Problem requirements:
Skip the pictures and quote all of the lines exactly.

[start Given material]

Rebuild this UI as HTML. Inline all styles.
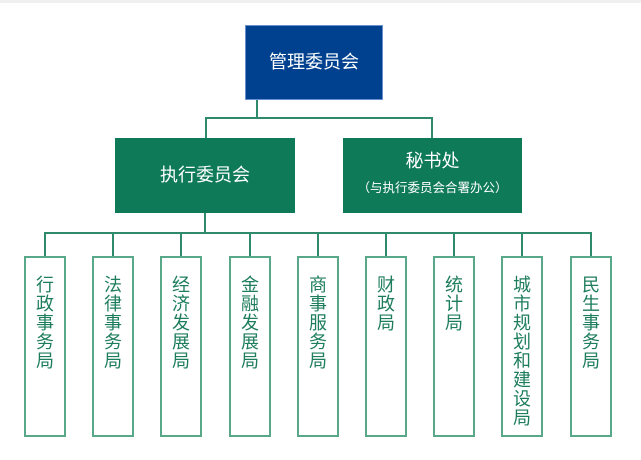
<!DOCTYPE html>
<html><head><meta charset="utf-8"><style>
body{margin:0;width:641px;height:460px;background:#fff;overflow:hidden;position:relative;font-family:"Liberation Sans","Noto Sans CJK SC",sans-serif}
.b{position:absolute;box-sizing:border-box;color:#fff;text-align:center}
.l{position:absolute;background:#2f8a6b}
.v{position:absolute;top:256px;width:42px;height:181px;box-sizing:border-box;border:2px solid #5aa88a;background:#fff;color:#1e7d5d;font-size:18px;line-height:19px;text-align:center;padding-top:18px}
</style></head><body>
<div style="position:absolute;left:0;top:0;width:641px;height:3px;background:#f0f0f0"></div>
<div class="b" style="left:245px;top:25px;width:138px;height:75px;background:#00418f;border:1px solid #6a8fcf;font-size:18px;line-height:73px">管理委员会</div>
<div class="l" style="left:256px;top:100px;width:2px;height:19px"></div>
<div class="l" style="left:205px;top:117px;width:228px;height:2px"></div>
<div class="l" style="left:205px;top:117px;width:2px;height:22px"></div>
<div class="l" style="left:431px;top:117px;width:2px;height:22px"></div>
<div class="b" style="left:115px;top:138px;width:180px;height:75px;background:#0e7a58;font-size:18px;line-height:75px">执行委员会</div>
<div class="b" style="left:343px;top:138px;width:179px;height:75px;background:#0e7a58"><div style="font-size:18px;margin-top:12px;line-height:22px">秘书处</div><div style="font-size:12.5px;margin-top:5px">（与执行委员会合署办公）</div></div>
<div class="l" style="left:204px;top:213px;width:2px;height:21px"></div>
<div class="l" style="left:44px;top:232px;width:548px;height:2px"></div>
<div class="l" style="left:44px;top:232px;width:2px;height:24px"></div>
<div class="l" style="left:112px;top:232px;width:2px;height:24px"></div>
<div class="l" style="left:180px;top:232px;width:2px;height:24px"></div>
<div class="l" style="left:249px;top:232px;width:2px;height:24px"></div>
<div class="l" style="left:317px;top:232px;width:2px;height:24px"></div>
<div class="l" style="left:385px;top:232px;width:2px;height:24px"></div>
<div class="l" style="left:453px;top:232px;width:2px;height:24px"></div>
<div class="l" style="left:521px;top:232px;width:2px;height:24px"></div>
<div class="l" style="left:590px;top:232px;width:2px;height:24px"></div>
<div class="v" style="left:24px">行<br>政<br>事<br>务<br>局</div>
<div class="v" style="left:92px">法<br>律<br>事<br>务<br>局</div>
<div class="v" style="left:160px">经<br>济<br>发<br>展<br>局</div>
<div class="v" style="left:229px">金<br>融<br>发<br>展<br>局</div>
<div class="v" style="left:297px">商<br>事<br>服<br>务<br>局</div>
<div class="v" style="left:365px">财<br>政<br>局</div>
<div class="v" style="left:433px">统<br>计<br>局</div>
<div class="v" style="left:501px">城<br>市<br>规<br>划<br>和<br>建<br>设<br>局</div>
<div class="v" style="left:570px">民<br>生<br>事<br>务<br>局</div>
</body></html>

[end Given material]

Task output:
Rebuild this UI as HTML. Inline all styles.
<!DOCTYPE html>
<html><head><meta charset="utf-8"><style>
body{margin:0;width:641px;height:460px;background:#fff;overflow:hidden;position:relative;font-family:"Liberation Sans","Noto Sans CJK SC",sans-serif}
.b{position:absolute;box-sizing:border-box;color:#fff;text-align:center}
.l{position:absolute;background:#2f8a6b}
.v{position:absolute;top:256px;width:42px;height:181px;box-sizing:border-box;border:2px solid #5aa88a;background:#fff;color:#1e7d5d;font-size:18px;line-height:19px;text-align:center;padding-top:18px}
</style></head><body>
<div style="position:absolute;left:0;top:0;width:641px;height:3px;background:#f0f0f0"></div>
<div class="b" style="left:245px;top:25px;width:138px;height:75px;background:#00418f;border:1px solid #6a8fcf;font-size:18px;line-height:73px">管理委员会</div>
<div class="l" style="left:256px;top:100px;width:2px;height:19px"></div>
<div class="l" style="left:205px;top:117px;width:228px;height:2px"></div>
<div class="l" style="left:205px;top:117px;width:2px;height:22px"></div>
<div class="l" style="left:431px;top:117px;width:2px;height:22px"></div>
<div class="b" style="left:115px;top:138px;width:180px;height:75px;background:#0e7a58;font-size:18px;line-height:75px">执行委员会</div>
<div class="b" style="left:343px;top:138px;width:179px;height:75px;background:#0e7a58"><div style="font-size:18px;margin-top:12px;line-height:22px">秘书处</div><div style="font-size:12.5px;margin-top:5px">（与执行委员会合署办公）</div></div>
<div class="l" style="left:204px;top:213px;width:2px;height:21px"></div>
<div class="l" style="left:44px;top:232px;width:548px;height:2px"></div>
<div class="l" style="left:44px;top:232px;width:2px;height:24px"></div>
<div class="l" style="left:112px;top:232px;width:2px;height:24px"></div>
<div class="l" style="left:180px;top:232px;width:2px;height:24px"></div>
<div class="l" style="left:249px;top:232px;width:2px;height:24px"></div>
<div class="l" style="left:317px;top:232px;width:2px;height:24px"></div>
<div class="l" style="left:385px;top:232px;width:2px;height:24px"></div>
<div class="l" style="left:453px;top:232px;width:2px;height:24px"></div>
<div class="l" style="left:521px;top:232px;width:2px;height:24px"></div>
<div class="l" style="left:590px;top:232px;width:2px;height:24px"></div>
<div class="v" style="left:24px">行<br>政<br>事<br>务<br>局</div>
<div class="v" style="left:92px">法<br>律<br>事<br>务<br>局</div>
<div class="v" style="left:160px">经<br>济<br>发<br>展<br>局</div>
<div class="v" style="left:229px">金<br>融<br>发<br>展<br>局</div>
<div class="v" style="left:297px">商<br>事<br>服<br>务<br>局</div>
<div class="v" style="left:365px">财<br>政<br>局</div>
<div class="v" style="left:433px">统<br>计<br>局</div>
<div class="v" style="left:501px">城<br>市<br>规<br>划<br>和<br>建<br>设<br>局</div>
<div class="v" style="left:570px">民<br>生<br>事<br>务<br>局</div>
</body></html>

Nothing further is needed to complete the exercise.